信國太志|第8回 パンクの女王の倫理的な活動
第8回 パンクの女王の倫理的な活動
ヴィヴィアン=ウェストウッドが環境問題にコミットした新ライン「CHOICE」を発表しました。パンクの女王が倫理的な活動をはじめたことは、このエッセイのタイトルであるbuddha punkにふさわしいトピックです。
文=信國太志写真=原恵美子(ポートレイト)
ヴィヴィアンの敵としての環境破壊
去年彼女の次男坊ジョセフ=コレ(僕のロンドン時代のフラットメイト)とご飯を食べたときに彼がやたらと環境問題への関心を語っていたので、“ヴィヴィアンと環境問題”という一見想像しがたい結びつきもすんなりと理解できました。

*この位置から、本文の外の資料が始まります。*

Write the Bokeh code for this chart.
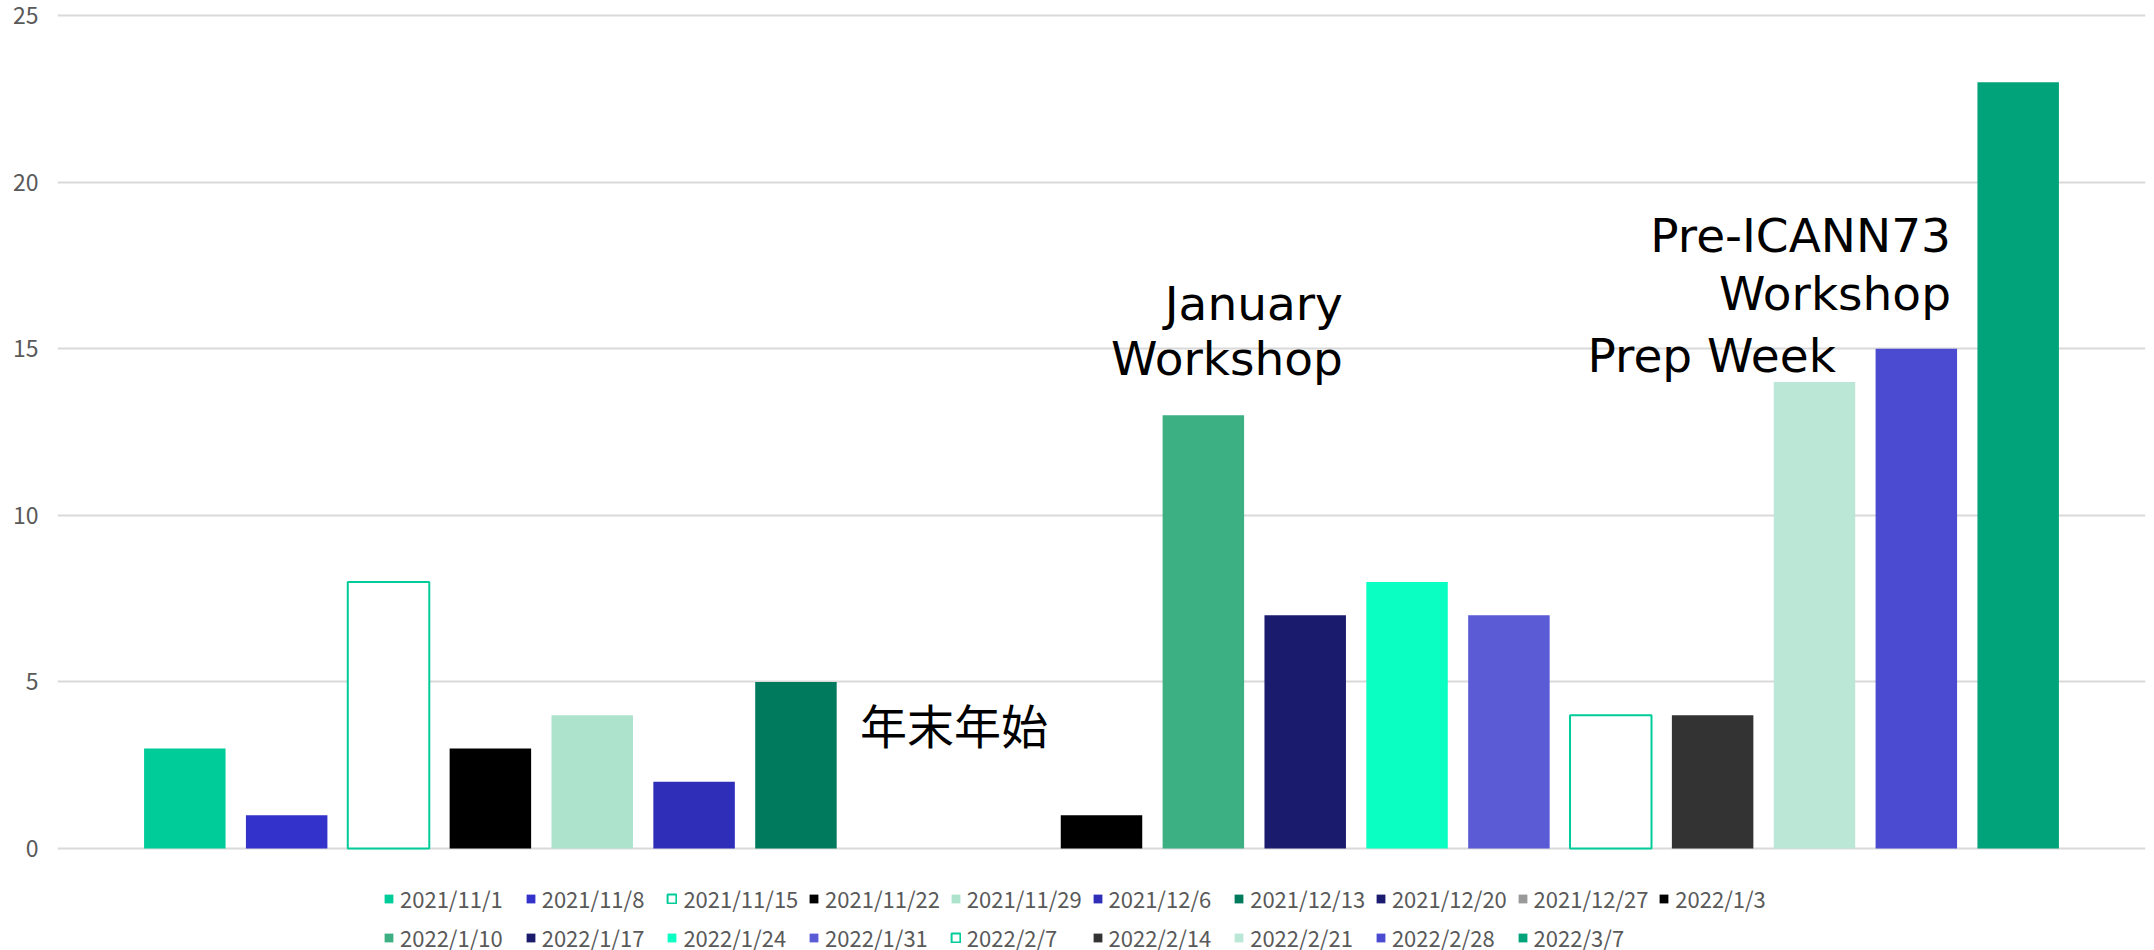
from bokeh.plotting import figure
from bokeh.models import (ColumnDataSource, Range1d, FixedTicker, Legend,
                          LegendItem, Label)
from bokeh.core.properties import value
from bokeh.embed import file_html
from bokeh.resources import INLINE

# Weekly counts
dates = ["2021/11/1", "2021/11/8", "2021/11/15", "2021/11/22", "2021/11/29",
         "2021/12/6", "2021/12/13", "2021/12/20", "2021/12/27", "2022/1/3",
         "2022/1/10", "2022/1/17", "2022/1/24", "2022/1/31", "2022/2/7",
         "2022/2/14", "2022/2/21", "2022/2/28", "2022/3/7"]
counts = [3, 1, 8, 3, 4, 2, 5, 0, 0, 1, 13, 7, 8, 7, 4, 4, 14, 15, 23]
y_ticks = [0, 5, 10, 15, 20, 25]

# Per-week styling
fill_colors = ["#00cc99", "#3333cc", "#ffffff", "#000000", "#ade3cc",
               "#2e2eb8", "#007a5c", "#1b1b70", "#999999", "#000000",
               "#3db083", "#1b1b6e", "#0affc2", "#5b5bd6", "#ffffff",
               "#333333", "#bbe8d6", "#4b4bd1", "#00a37a"]
hollow = {"2021/11/15", "2022/2/7"}
OUTLINE = "#00cc99"

line_colors = [OUTLINE if d in hollow else c for d, c in zip(dates, fill_colors)]
line_alphas = [1.0 if d in hollow else 0.0 for d in dates]

source = ColumnDataSource(dict(
    x=list(range(len(dates))), top=counts, fill=fill_colors,
    line=line_colors, lalpha=line_alphas,
))

TEXT_GREY = "#595959"
UI_FONT = "Noto Sans CJK JP"

# The frame spans the whole canvas height so the legend grid can sit
# inside it, under the zero line.
PX_PER_UNIT = 833 / 25
y_lo = -102 / PX_PER_UNIT
y_hi = 25 + 15 / PX_PER_UNIT

p = figure(width=2154, height=950, output_backend="svg", toolbar_location=None,
           x_range=Range1d(-1.25, 19.25), y_range=Range1d(y_lo, y_hi),
           x_axis_type=None,
           min_border_left=57, min_border_right=9,
           min_border_top=0, min_border_bottom=0)
p.outline_line_color = None
p.background_fill_color = "white"
p.border_fill_color = "white"

bars = p.vbar(x="x", top="top", bottom=0, width=0.8, source=source,
              fill_color="fill", line_color="line", line_alpha="lalpha",
              line_width=2)

yaxis = p.yaxis[0]
yaxis.ticker = FixedTicker(ticks=y_ticks)
yaxis.axis_line_color = None
yaxis.major_tick_line_color = None
yaxis.minor_tick_line_color = None
yaxis.major_label_standoff = 13
yaxis.major_label_text_font = UI_FONT
yaxis.major_label_text_font_size = "23px"
yaxis.major_label_text_color = TEXT_GREY

p.ygrid.grid_line_color = "#d9d9d9"
p.ygrid.grid_line_width = 2

# Legend: a fixed grid of 10 columns below the zero line
LEG_COLS = 10
LEG_X0, LEG_DX = 326, 141.7
LEG_Y0, LEG_DY = 36, 39
for i, d in enumerate(dates):
    row, col = divmod(i, LEG_COLS)
    item = LegendItem(label=value(d), renderers=[bars], index=i)
    lg = Legend(items=[item],
                location=(LEG_X0 + col * LEG_DX, LEG_Y0 - row * LEG_DY),
                orientation="horizontal", glyph_width=11, glyph_height=11,
                label_standoff=6, label_height=11, padding=0, margin=0,
                spacing=0, border_line_color=None, background_fill_alpha=0,
                label_text_font=UI_FONT, label_text_font_size="22px",
                label_text_color=TEXT_GREY)
    p.add_layout(lg, "center")

# Annotations
note_style = dict(text_font="DejaVu Sans", text_font_size="47px",
                  text_color="black", text_baseline="alphabetic",
                  text_align="right")
p.add_layout(Label(x=11.37, y=16.36, text="January", **note_style))
p.add_layout(Label(x=11.37, y=14.71, text="Workshop", **note_style))
p.add_layout(Label(x=17.34, y=18.40, text="Pre-ICANN73", **note_style))
p.add_layout(Label(x=17.34, y=16.66, text="Workshop", **note_style))
p.add_layout(Label(x=16.21, y=14.80, text="Prep Week", **note_style))
p.add_layout(Label(x=6.63, y=3.75, text="年末年始", text_font=UI_FONT,
                   text_font_size="47px", text_color="black",
                   text_baseline="middle", text_align="left"))

open("out.html", "w").write(file_html(p, INLINE))
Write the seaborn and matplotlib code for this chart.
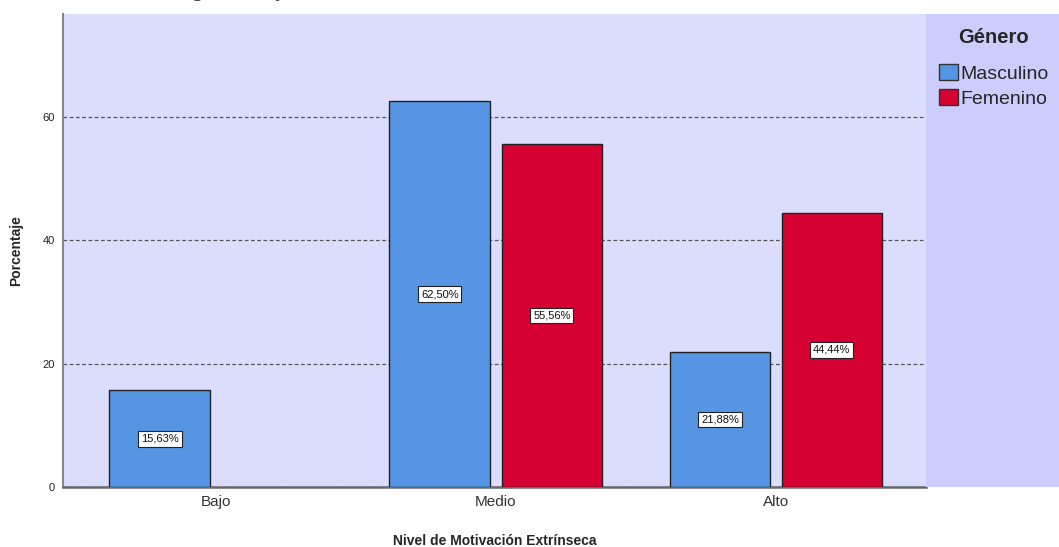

ジョセフの父であるマルコム=マクラーレン(この父子は世界で一番仲が悪い親子なのですが)は、ファッションとは戦いなので敵が必要だと語っていましたが、ヴィヴィアンたち(息子より若い夫であるアンドレアをふくむ)はそのような敵として環境破壊をみつけたようです。かといって僕はヴィヴィアンがエシカル(倫理的)なスタンスをとってもまた昔のような毒を取り戻してくれることを願いますが。
僕は仏教を通じて精神の灰汁(あく)を濾過し、その透き通った上澄みを垣間見たことで折り返し地点を回りました。上澄みと沈殿物をもう一度ぐちゃぐちゃに混ぜ合わせて無作為な世界の有り様をまるごと受け入れるプロセスに入っています。環境問題や倫理問題に偏っていた以前の連載から、今回のあたらしい連載に仕切りなおしたのもそのような心境の反映です。
わかりやすくいうと、上澄み=環境、倫理問題で、澱(おり)=ファッションです。
そのような一見するところの対立項には、“消費と環境”といういま誰もがどうバランスをとるか迷っている問題への解決や捕らえかたの糸口があると感じています。しかし本当はそのように白黒分けるのは人間の浅はかな概念でしかないので、そのような観念を超えてありのままを受け入れるだけのことなのですが。
「She is a hard working xxxxxxxist」
セントマーチン校でマルコムが講義したときに、彼とヴィヴィアンがパリコレに“ホーボーファッション”で殴りこみをかけたときのことを語りました。前述のようにファッションに敵が必要であるとして、そのときの彼らの敵はメディア=ファッションだったそうです。ショーを終えジャーナリストに中指たてた気でいたマルコムは翌週愕然としたそうです。フレンチ『vogue』の表紙がそんな自分たちのホーボーコレクションだったのですから。
生徒のひとりが質問しました。「じゃあマルジェラはアンチファッションなスタンスですがどう思いますか?」と。
禁煙の校内の教室でジタンを燻らせながらマルコムは答えます。「彼は自分が一体なにをやってるのか理解してない」
「じゃあ川久保さんは?」
「She is a hard working xxxxxxxist」とマルコム。
おもしろいやりとりですが、そんなマルコムは哲学的な迷宮に陥ってなにもつくりだせなくなっているように感じるのは僕だけでしょうか?
ファッションでダブルバインドに陥った彼は当時レッドツェッペリンにまつわる映画の製作を模索してたようですが実現しませんでした。できていたらどんなだったろうと想像すると楽しいけど。
アンチファッションとファッションといった対立する概念をしなやかに飛び超える知恵が彼には欠けていたのかもしれません。それは環境とファッションにもいえることでしょう。
僕たちのしなやかなスタンスと知恵
botanikaのプロダクトで使用するコットンは100%オーガニックですが、意外にも化学染料を使用しています。なぜなら天然染料を使用すると媒染(ばいせん)という染色における媒介に金属成分が高いものを使わざるをえなくなるからです。反応染料といわれるそのような染料はアゾ染料などとちがい、アレルギーなど人体への影響も環境への影響もまったくありません。そのような手法でグレイなどのメンズライクな色を表現することで、オーガニックな優しいイメージに終始しないワードローブをつくっています。
そのようなことが僕たちのしなやかなスタンスと知恵の一例です。
化学染料=害悪などという単純な図式が浸透してしまうと、それこそエコXXXXXXズムによって生成りだけの世の中になってしまいます。僕はヴェジタリアンですが、全人類がそうなってほしいなどと思いませんし、野菜も足りなくなるでしょう。
いきなり話は飛びますが、ウォシュレットできれいにしすぎると病気になるそうです。善玉菌が洗い流されてしまうから。
自然農法を確立した福岡正信さんによる種子団子は、なるだけ多くの種を同時に蒔くための農法です。それは多種多様な種により強い森ができるからだそうです。
環境破壊の根絶は願いますが、価値観の画一化は文化の消滅に繋がるように思います。